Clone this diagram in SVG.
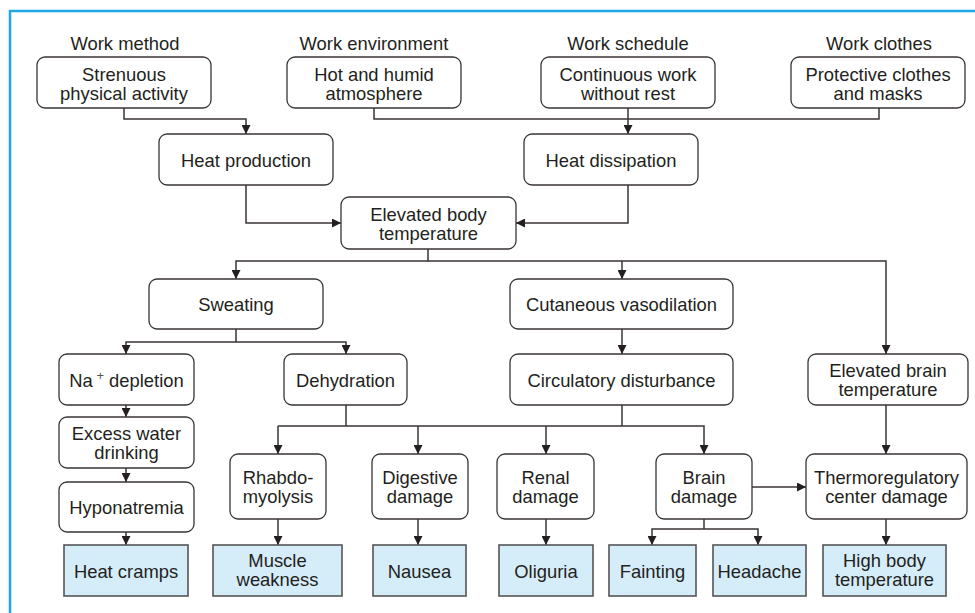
<svg xmlns="http://www.w3.org/2000/svg" width="975" height="613" viewBox="0 0 975 613">
<defs>
<style>
text{font-family:"Liberation Sans",Arial,sans-serif;font-size:18.4px;fill:#231f20;text-anchor:middle}
.n{fill:#fff;stroke:#3a3536;stroke-width:1.3}
.o{fill:#d5ecf9;stroke:#555;stroke-width:1.6}
.c{fill:none;stroke:#3a3536;stroke-width:1.5}
.a{marker-end:url(#ah)}
</style>
<marker id="ah" viewBox="0 0 10 10" refX="10" refY="5" markerWidth="9" markerHeight="9" markerUnits="userSpaceOnUse" orient="auto">
<path d="M0,0 L10,5 L0,10 z" fill="#231f20"/>
</marker>
</defs>
<rect width="975" height="613" fill="#fff"/>
<path d="M10,613 V11 H975" fill="none" stroke="#1fa8e8" stroke-width="2.5"/>

<g id="labels">
<text x="125" y="50">Work method</text>
<text x="374" y="50">Work environment</text>
<text x="628" y="50">Work schedule</text>
<text x="879" y="50">Work clothes</text>
</g>

<g id="connectors">
<path class="c a" d="M124,108 V119 H246 V134"/>
<path class="c" d="M374,108 V119 H628"/>
<path class="c" d="M879,108 V119 H628"/>
<path class="c a" d="M628,108 V134"/>
<path class="c a" d="M246,185 V223 H341"/>
<path class="c a" d="M628,185 V223 H516"/>
<path class="c a" d="M428,249 V261 H236 V279"/>
<path class="c a" d="M428,261 H886 V354"/>
<path class="c a" d="M622,261 V279"/>
<path class="c a" d="M236,329 V342 H126 V354"/>
<path class="c a" d="M236,342 H346 V354"/>
<path class="c a" d="M622,329 V354"/>
<path class="c a" d="M126,405 V417"/>
<path class="c a" d="M126,468 V482"/>
<path class="c a" d="M126,532 V545"/>
<path class="c" d="M346,405 V426"/>
<path class="c" d="M622,405 V426"/>
<path class="c a" d="M278,426 H704 V454"/>
<path class="c a" d="M278,426 V454"/>
<path class="c a" d="M418,426 V454"/>
<path class="c a" d="M546,426 V454"/>
<path class="c a" d="M886,405 V454"/>
<path class="c a" d="M278,519 V545"/>
<path class="c a" d="M418,519 V545"/>
<path class="c a" d="M546,519 V545"/>
<path class="c" d="M704,519 V529"/>
<path class="c a" d="M704,529 H652 V545"/>
<path class="c a" d="M704,529 H758 V545"/>
<path class="c a" d="M752,487 H806"/>
<path class="c a" d="M886,519 V545"/>
</g>

<g id="strenuous"><rect class="n" x="37" y="57" width="174" height="51" rx="8"/><text x="124" y="81">Strenuous</text><text x="124" y="100">physical activity</text></g>
<g id="hot"><rect class="n" x="287" y="57" width="174" height="51" rx="8"/><text x="374" y="81">Hot and humid</text><text x="374" y="100">atmosphere</text></g>
<g id="continuous"><rect class="n" x="541" y="57" width="174" height="51" rx="8"/><text x="628" y="81">Continuous work</text><text x="628" y="100">without rest</text></g>
<g id="protective"><rect class="n" x="791" y="57" width="174" height="51" rx="8"/><text x="878" y="81">Protective clothes</text><text x="878" y="100">and masks</text></g>

<g id="heat-production"><rect class="n" x="159" y="134" width="174" height="51" rx="8"/><text x="246" y="167">Heat production</text></g>
<g id="heat-dissipation"><rect class="n" x="524" y="134" width="174" height="51" rx="8"/><text x="611" y="167">Heat dissipation</text></g>
<g id="elevated-body"><rect class="n" x="341" y="197" width="175" height="52" rx="8"/><text x="428.5" y="221">Elevated body</text><text x="428.5" y="240">temperature</text></g>

<g id="sweating"><rect class="n" x="149" y="279" width="174" height="50" rx="8"/><text x="236" y="311">Sweating</text></g>
<g id="cutaneous"><rect class="n" x="510" y="279" width="223" height="50" rx="8"/><text x="621.5" y="311">Cutaneous vasodilation</text></g>

<g id="na-depletion"><rect class="n" x="59" y="354" width="135" height="51" rx="8"/><text x="126.5" y="387">Na<tspan font-size="13" fill="#555" dy="-7"> +</tspan><tspan dy="7"> depletion</tspan></text></g>
<g id="dehydration"><rect class="n" x="284" y="354" width="123" height="51" rx="8"/><text x="345.5" y="387">Dehydration</text></g>
<g id="circulatory"><rect class="n" x="510" y="354" width="223" height="51" rx="8"/><text x="621.5" y="387">Circulatory disturbance</text></g>
<g id="elevated-brain"><rect class="n" x="808" y="354" width="160" height="51" rx="8"/><text x="888" y="376.5">Elevated brain</text><text x="888" y="395.5">temperature</text></g>

<g id="excess-water"><rect class="n" x="59" y="417" width="135" height="51" rx="8"/><text x="126.5" y="440">Excess water</text><text x="126.5" y="459">drinking</text></g>
<g id="hyponatremia"><rect class="n" x="59" y="482" width="135" height="50" rx="8"/><text x="126.5" y="514">Hyponatremia</text></g>

<g id="rhabdo"><rect class="n" x="230" y="454" width="96" height="65" rx="8"/><text x="278" y="484">Rhabdo-</text><text x="278" y="503">myolysis</text></g>
<g id="digestive"><rect class="n" x="372" y="454" width="96" height="65" rx="8"/><text x="420" y="484">Digestive</text><text x="420" y="503">damage</text></g>
<g id="renal"><rect class="n" x="497" y="454" width="97" height="65" rx="8"/><text x="545.5" y="484">Renal</text><text x="545.5" y="503">damage</text></g>
<g id="brain"><rect class="n" x="656" y="454" width="96" height="65" rx="8"/><text x="704" y="484">Brain</text><text x="704" y="503">damage</text></g>
<g id="thermo"><rect class="n" x="806" y="454" width="161" height="65" rx="8"/><text x="886.5" y="484">Thermoregulatory</text><text x="886.5" y="503">center damage</text></g>

<g id="heat-cramps"><rect class="o" x="64" y="545" width="124" height="51"/><text x="126" y="578">Heat cramps</text></g>
<g id="muscle-weakness"><rect class="o" x="213" y="545" width="129" height="51"/><text x="277.5" y="567">Muscle</text><text x="277.5" y="586">weakness</text></g>
<g id="nausea"><rect class="o" x="373" y="545" width="93" height="51"/><text x="419.5" y="578">Nausea</text></g>
<g id="oliguria"><rect class="o" x="499" y="545" width="94" height="51"/><text x="546" y="578">Oliguria</text></g>
<g id="fainting"><rect class="o" x="609" y="545" width="87" height="51"/><text x="652.5" y="578">Fainting</text></g>
<g id="headache"><rect class="o" x="713" y="545" width="93" height="51"/><text x="759.5" y="578">Headache</text></g>
<g id="high-body"><rect class="o" x="823" y="545" width="123" height="51"/><text x="884.5" y="567">High body</text><text x="884.5" y="586">temperature</text></g>
</svg>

**Challenge**
Return each line exactly as written. Any picture gets left out.

**Completed exercise**
Clone this diagram in SVG.
<svg xmlns="http://www.w3.org/2000/svg" width="975" height="613" viewBox="0 0 975 613">
<defs>
<style>
text{font-family:"Liberation Sans",Arial,sans-serif;font-size:18.4px;fill:#231f20;text-anchor:middle}
.n{fill:#fff;stroke:#3a3536;stroke-width:1.3}
.o{fill:#d5ecf9;stroke:#555;stroke-width:1.6}
.c{fill:none;stroke:#3a3536;stroke-width:1.5}
.a{marker-end:url(#ah)}
</style>
<marker id="ah" viewBox="0 0 10 10" refX="10" refY="5" markerWidth="9" markerHeight="9" markerUnits="userSpaceOnUse" orient="auto">
<path d="M0,0 L10,5 L0,10 z" fill="#231f20"/>
</marker>
</defs>
<rect width="975" height="613" fill="#fff"/>
<path d="M10,613 V11 H975" fill="none" stroke="#1fa8e8" stroke-width="2.5"/>

<g id="labels">
<text x="125" y="50">Work method</text>
<text x="374" y="50">Work environment</text>
<text x="628" y="50">Work schedule</text>
<text x="879" y="50">Work clothes</text>
</g>

<g id="connectors">
<path class="c a" d="M124,108 V119 H246 V134"/>
<path class="c" d="M374,108 V119 H628"/>
<path class="c" d="M879,108 V119 H628"/>
<path class="c a" d="M628,108 V134"/>
<path class="c a" d="M246,185 V223 H341"/>
<path class="c a" d="M628,185 V223 H516"/>
<path class="c a" d="M428,249 V261 H236 V279"/>
<path class="c a" d="M428,261 H886 V354"/>
<path class="c a" d="M622,261 V279"/>
<path class="c a" d="M236,329 V342 H126 V354"/>
<path class="c a" d="M236,342 H346 V354"/>
<path class="c a" d="M622,329 V354"/>
<path class="c a" d="M126,405 V417"/>
<path class="c a" d="M126,468 V482"/>
<path class="c a" d="M126,532 V545"/>
<path class="c" d="M346,405 V426"/>
<path class="c" d="M622,405 V426"/>
<path class="c a" d="M278,426 H704 V454"/>
<path class="c a" d="M278,426 V454"/>
<path class="c a" d="M418,426 V454"/>
<path class="c a" d="M546,426 V454"/>
<path class="c a" d="M886,405 V454"/>
<path class="c a" d="M278,519 V545"/>
<path class="c a" d="M418,519 V545"/>
<path class="c a" d="M546,519 V545"/>
<path class="c" d="M704,519 V529"/>
<path class="c a" d="M704,529 H652 V545"/>
<path class="c a" d="M704,529 H758 V545"/>
<path class="c a" d="M752,487 H806"/>
<path class="c a" d="M886,519 V545"/>
</g>

<g id="strenuous"><rect class="n" x="37" y="57" width="174" height="51" rx="8"/><text x="124" y="81">Strenuous</text><text x="124" y="100">physical activity</text></g>
<g id="hot"><rect class="n" x="287" y="57" width="174" height="51" rx="8"/><text x="374" y="81">Hot and humid</text><text x="374" y="100">atmosphere</text></g>
<g id="continuous"><rect class="n" x="541" y="57" width="174" height="51" rx="8"/><text x="628" y="81">Continuous work</text><text x="628" y="100">without rest</text></g>
<g id="protective"><rect class="n" x="791" y="57" width="174" height="51" rx="8"/><text x="878" y="81">Protective clothes</text><text x="878" y="100">and masks</text></g>

<g id="heat-production"><rect class="n" x="159" y="134" width="174" height="51" rx="8"/><text x="246" y="167">Heat production</text></g>
<g id="heat-dissipation"><rect class="n" x="524" y="134" width="174" height="51" rx="8"/><text x="611" y="167">Heat dissipation</text></g>
<g id="elevated-body"><rect class="n" x="341" y="197" width="175" height="52" rx="8"/><text x="428.5" y="221">Elevated body</text><text x="428.5" y="240">temperature</text></g>

<g id="sweating"><rect class="n" x="149" y="279" width="174" height="50" rx="8"/><text x="236" y="311">Sweating</text></g>
<g id="cutaneous"><rect class="n" x="510" y="279" width="223" height="50" rx="8"/><text x="621.5" y="311">Cutaneous vasodilation</text></g>

<g id="na-depletion"><rect class="n" x="59" y="354" width="135" height="51" rx="8"/><text x="126.5" y="387">Na<tspan font-size="13" fill="#555" dy="-7"> +</tspan><tspan dy="7"> depletion</tspan></text></g>
<g id="dehydration"><rect class="n" x="284" y="354" width="123" height="51" rx="8"/><text x="345.5" y="387">Dehydration</text></g>
<g id="circulatory"><rect class="n" x="510" y="354" width="223" height="51" rx="8"/><text x="621.5" y="387">Circulatory disturbance</text></g>
<g id="elevated-brain"><rect class="n" x="808" y="354" width="160" height="51" rx="8"/><text x="888" y="376.5">Elevated brain</text><text x="888" y="395.5">temperature</text></g>

<g id="excess-water"><rect class="n" x="59" y="417" width="135" height="51" rx="8"/><text x="126.5" y="440">Excess water</text><text x="126.5" y="459">drinking</text></g>
<g id="hyponatremia"><rect class="n" x="59" y="482" width="135" height="50" rx="8"/><text x="126.5" y="514">Hyponatremia</text></g>

<g id="rhabdo"><rect class="n" x="230" y="454" width="96" height="65" rx="8"/><text x="278" y="484">Rhabdo-</text><text x="278" y="503">myolysis</text></g>
<g id="digestive"><rect class="n" x="372" y="454" width="96" height="65" rx="8"/><text x="420" y="484">Digestive</text><text x="420" y="503">damage</text></g>
<g id="renal"><rect class="n" x="497" y="454" width="97" height="65" rx="8"/><text x="545.5" y="484">Renal</text><text x="545.5" y="503">damage</text></g>
<g id="brain"><rect class="n" x="656" y="454" width="96" height="65" rx="8"/><text x="704" y="484">Brain</text><text x="704" y="503">damage</text></g>
<g id="thermo"><rect class="n" x="806" y="454" width="161" height="65" rx="8"/><text x="886.5" y="484">Thermoregulatory</text><text x="886.5" y="503">center damage</text></g>

<g id="heat-cramps"><rect class="o" x="64" y="545" width="124" height="51"/><text x="126" y="578">Heat cramps</text></g>
<g id="muscle-weakness"><rect class="o" x="213" y="545" width="129" height="51"/><text x="277.5" y="567">Muscle</text><text x="277.5" y="586">weakness</text></g>
<g id="nausea"><rect class="o" x="373" y="545" width="93" height="51"/><text x="419.5" y="578">Nausea</text></g>
<g id="oliguria"><rect class="o" x="499" y="545" width="94" height="51"/><text x="546" y="578">Oliguria</text></g>
<g id="fainting"><rect class="o" x="609" y="545" width="87" height="51"/><text x="652.5" y="578">Fainting</text></g>
<g id="headache"><rect class="o" x="713" y="545" width="93" height="51"/><text x="759.5" y="578">Headache</text></g>
<g id="high-body"><rect class="o" x="823" y="545" width="123" height="51"/><text x="884.5" y="567">High body</text><text x="884.5" y="586">temperature</text></g>
</svg>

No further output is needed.